Ухоженная, хорошо одетая дама. В годах. Ей примерно семьдесят пять. Она и при коммунистах, и в новой России работала в администрации района. До пенсии. Трудные подростки и неблагополучные семьи – предмет ее «заботы».
Нужно было брать на учет, наблюдать и меры принимать. Ходатайствовать, чтобы кого-то лишили родительских прав. Следить, чтобы трудные подростки, дошедшие до края, попадали в специальные интернаты.
Она гордо говорит, что спасла несколько детских жизней от неминуемой гибели. Потому что вовремя удалось изолировать от ненормальных родителей.
- Что главное? – рассуждала дама. – Выявить пьющие семьи, отобрать детей. Отправить их в приюты, в детские дома. Чтобы профессиональные педагоги занимались их воспитанием.
У дамы есть убеждение. Что запущенные дети потеряны для общества. Их уже не исправишь. У таких детей одна дорога – в тюрьму, когда они вырастут.
У нее сосед по даче очень скромный интеллигентный человек. Он работает врачом-травматологом. И они иногда общались вечерами, когда утихали садовые работы. Дама приходила к нему поговорить на досуге.
Общество было классовым и останется классовым. Об этом дама неустанно любила повторять. Сын кухарки до старости останется сыном кухарки. Потому что дальше и выше своей среды не прыгнешь.
Вот она, умная и гордая дама. У нее папа и мама – профессора университета. В доме всегда был достаток. Хорошее питание. У детей – культурный досуг и спорт. В доме много книг. А еще литературная русская речь.
- Понимаете, - утверждала она. – Ребенок из культурной и обеспеченной среды прорастает в нее корнями. Он плоть от плоти.
За детьми из таких семей – будущее. Потому что они – элита.
А другие дети? Из черных, пропахших перегаром бараков? Что они видели? Видели нищету, голодали. Их родители матом ругались и дрались. В доме ни одной книжки.
Такие дети как трава в поле. Из них ничего культурного не вырастет.
«Вот мы с вами, - обращалась она к травматологу, - пропалываем грядки.

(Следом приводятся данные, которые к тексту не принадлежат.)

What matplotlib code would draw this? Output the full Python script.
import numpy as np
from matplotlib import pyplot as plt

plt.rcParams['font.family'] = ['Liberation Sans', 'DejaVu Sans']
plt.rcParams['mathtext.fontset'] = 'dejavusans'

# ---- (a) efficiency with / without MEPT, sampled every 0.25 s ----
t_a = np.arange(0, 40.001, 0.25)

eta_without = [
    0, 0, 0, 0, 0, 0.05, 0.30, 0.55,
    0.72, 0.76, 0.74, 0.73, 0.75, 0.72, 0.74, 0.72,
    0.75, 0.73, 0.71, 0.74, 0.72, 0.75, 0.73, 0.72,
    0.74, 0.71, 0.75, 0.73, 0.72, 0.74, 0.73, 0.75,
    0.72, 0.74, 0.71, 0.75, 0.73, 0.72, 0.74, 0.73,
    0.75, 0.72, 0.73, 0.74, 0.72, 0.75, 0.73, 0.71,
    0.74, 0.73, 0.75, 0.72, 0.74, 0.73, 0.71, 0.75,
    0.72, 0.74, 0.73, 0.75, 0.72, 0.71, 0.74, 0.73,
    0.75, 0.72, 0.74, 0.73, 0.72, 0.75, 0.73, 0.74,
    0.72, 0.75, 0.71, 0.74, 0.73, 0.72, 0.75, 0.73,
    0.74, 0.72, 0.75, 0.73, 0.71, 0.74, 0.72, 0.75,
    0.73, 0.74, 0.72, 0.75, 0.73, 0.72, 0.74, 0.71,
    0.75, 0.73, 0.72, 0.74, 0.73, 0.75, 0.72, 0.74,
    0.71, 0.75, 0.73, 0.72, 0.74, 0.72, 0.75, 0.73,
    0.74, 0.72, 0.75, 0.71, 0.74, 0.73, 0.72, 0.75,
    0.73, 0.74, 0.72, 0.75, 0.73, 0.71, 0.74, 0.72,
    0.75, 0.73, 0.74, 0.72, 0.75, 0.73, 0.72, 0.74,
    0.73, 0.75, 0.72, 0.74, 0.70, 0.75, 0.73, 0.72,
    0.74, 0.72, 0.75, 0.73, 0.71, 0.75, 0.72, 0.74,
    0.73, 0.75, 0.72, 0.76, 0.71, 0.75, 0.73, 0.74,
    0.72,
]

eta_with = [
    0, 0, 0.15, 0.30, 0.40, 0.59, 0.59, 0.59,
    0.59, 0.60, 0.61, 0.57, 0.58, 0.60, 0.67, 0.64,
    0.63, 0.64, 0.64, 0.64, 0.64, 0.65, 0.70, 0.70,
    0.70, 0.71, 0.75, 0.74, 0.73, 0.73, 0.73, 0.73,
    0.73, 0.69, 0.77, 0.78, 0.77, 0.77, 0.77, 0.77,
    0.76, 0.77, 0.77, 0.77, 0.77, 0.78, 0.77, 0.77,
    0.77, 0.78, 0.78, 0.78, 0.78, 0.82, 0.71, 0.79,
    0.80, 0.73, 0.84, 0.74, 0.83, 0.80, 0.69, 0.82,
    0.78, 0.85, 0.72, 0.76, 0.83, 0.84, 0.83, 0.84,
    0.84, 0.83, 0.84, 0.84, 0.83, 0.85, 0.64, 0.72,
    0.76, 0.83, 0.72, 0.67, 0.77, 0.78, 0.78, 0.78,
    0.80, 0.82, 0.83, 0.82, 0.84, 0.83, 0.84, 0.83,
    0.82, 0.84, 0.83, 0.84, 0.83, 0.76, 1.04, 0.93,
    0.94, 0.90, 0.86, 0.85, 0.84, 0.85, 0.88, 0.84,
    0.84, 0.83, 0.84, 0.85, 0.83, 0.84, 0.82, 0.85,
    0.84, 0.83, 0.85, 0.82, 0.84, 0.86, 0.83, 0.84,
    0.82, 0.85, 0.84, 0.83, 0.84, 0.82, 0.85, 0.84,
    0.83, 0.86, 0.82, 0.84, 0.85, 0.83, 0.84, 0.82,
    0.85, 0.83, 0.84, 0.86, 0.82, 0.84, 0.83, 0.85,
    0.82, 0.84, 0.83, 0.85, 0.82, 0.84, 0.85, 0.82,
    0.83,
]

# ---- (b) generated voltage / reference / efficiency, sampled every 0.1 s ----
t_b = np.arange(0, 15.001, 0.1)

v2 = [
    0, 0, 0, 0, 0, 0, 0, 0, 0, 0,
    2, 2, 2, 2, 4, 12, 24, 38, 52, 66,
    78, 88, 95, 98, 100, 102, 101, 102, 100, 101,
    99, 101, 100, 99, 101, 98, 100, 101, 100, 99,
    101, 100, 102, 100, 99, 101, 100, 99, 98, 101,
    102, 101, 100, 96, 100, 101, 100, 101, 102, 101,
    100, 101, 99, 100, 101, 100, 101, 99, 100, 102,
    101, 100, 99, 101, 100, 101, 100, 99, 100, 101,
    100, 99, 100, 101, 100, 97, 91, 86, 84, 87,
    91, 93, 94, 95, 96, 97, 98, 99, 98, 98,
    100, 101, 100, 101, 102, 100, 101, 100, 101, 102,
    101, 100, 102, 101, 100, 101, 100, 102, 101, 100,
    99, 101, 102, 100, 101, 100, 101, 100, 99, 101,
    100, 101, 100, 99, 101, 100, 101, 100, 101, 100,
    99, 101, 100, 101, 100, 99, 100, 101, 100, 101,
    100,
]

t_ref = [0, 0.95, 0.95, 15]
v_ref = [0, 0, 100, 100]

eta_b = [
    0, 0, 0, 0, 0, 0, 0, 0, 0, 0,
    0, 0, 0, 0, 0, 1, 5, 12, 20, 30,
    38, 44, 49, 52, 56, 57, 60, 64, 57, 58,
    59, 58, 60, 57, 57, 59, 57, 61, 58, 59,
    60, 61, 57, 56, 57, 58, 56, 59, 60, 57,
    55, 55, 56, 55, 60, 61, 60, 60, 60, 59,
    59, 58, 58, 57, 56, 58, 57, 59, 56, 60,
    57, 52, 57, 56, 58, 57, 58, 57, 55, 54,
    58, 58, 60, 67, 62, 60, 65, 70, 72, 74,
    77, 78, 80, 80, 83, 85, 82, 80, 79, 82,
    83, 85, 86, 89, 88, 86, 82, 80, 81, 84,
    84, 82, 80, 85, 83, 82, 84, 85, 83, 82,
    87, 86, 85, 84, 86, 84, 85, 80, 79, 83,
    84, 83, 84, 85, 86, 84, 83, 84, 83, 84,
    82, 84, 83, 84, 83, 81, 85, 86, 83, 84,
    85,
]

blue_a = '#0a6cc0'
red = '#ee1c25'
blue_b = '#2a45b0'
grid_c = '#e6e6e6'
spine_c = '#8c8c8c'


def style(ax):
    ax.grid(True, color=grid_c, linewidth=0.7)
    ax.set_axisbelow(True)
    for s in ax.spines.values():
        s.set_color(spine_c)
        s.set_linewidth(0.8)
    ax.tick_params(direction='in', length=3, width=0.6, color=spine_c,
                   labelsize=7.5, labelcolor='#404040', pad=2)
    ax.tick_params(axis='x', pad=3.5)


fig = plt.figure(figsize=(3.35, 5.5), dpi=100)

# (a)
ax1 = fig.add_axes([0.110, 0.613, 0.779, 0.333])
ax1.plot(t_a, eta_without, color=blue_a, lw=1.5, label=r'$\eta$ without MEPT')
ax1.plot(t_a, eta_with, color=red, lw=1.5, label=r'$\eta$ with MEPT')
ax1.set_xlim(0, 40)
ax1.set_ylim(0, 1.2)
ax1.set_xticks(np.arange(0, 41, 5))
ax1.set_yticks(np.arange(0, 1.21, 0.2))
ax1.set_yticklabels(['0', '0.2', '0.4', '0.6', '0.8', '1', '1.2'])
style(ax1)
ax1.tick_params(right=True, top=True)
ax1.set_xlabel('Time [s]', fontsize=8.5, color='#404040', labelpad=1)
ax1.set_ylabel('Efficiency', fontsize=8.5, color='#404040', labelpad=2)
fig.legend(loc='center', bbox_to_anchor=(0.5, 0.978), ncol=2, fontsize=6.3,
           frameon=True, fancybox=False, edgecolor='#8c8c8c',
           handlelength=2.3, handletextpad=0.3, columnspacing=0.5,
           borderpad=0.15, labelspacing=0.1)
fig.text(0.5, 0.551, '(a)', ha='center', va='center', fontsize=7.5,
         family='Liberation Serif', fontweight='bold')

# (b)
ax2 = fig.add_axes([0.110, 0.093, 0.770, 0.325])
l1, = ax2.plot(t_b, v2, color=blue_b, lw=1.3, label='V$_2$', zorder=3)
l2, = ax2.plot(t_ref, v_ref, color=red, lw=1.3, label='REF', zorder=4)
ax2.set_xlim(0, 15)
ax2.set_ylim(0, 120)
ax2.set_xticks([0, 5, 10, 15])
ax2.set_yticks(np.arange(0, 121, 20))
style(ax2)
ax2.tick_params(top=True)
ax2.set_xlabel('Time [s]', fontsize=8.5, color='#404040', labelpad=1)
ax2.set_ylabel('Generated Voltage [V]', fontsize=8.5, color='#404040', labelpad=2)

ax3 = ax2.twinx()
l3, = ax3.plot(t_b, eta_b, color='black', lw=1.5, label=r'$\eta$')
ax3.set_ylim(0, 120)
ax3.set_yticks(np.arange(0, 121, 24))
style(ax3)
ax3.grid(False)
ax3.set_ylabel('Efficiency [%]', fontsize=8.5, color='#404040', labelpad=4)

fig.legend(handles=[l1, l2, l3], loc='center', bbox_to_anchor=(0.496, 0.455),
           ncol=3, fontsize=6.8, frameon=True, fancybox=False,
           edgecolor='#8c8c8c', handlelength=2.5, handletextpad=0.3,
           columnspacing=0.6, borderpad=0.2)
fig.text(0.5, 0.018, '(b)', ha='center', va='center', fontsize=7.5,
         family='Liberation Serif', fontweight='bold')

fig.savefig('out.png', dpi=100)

Если этого не сделать, то овощи задохнутся».
Так, якобы, и в обществе. Нужно давать тепло и свет детям из культурных семей. А тех – которые с улицы, которые, кроме пьянства родителей, ничего не видели, их, к сожалению, не исправишь.
И вспоминала все свои посещения таких «ужасных» семей. Чтобы зайти в их так называемое жилище, нужно было капать духи на платок и дышать. Черные спившиеся женщины, алкоголики - мужчины с лицами обезьян. Маленькие грязные дети, как поросята.
Приходилось даже жестокость проявлять. Насильно отбирать у таких «мамашек» детей. Создашь комиссию, приедешь, все проверишь, примешь решение об изъятии ребят. Конечно, вынуждены были силу применять. Общество иногда должно быть жестоким.
В одной из таких семей мальчишку у матери отобрали. И отдали в дом ребенка. Очень неприятная была сцена. Гадкая сцена.
Спасли ребенка от физической смерти. Сейчас наверняка где-нибудь сидит. В какой-нибудь колонии. Потому что у этого ребенка было лицо звереныша.
- А я вас сразу узнал, Нина Константиновна», - сказал врач-травматолог. Только не стал прошлое ворошить.
В первый год он очень плакал, по маме скучал. Затем его забрала к себе тетка – родная сестра матери. Опекунство оформила.
Матери удалось уйти от свирепого мужа.
«Только тогда общество на мать внимания не обратило. Усугубило ее страдания».
Сложно все это. Только вот этот врач колонию видел только по телевизору.
Гордая дама дар речи потеряла. Ей было очень неудобно. А доктор сказал, что двое его коллег – выходцы из отдаленных деревень. Их бабушки расписаться не умели. Еще один доктор – тоже из неблагополучной семьи. И ничего. Никто не сидел в тюрьме. Все за свою жизнь немало добра людям сделали.
Дама неловко на ноги поднялась. И больше на участок доктора не приходила. Непонятно, почему.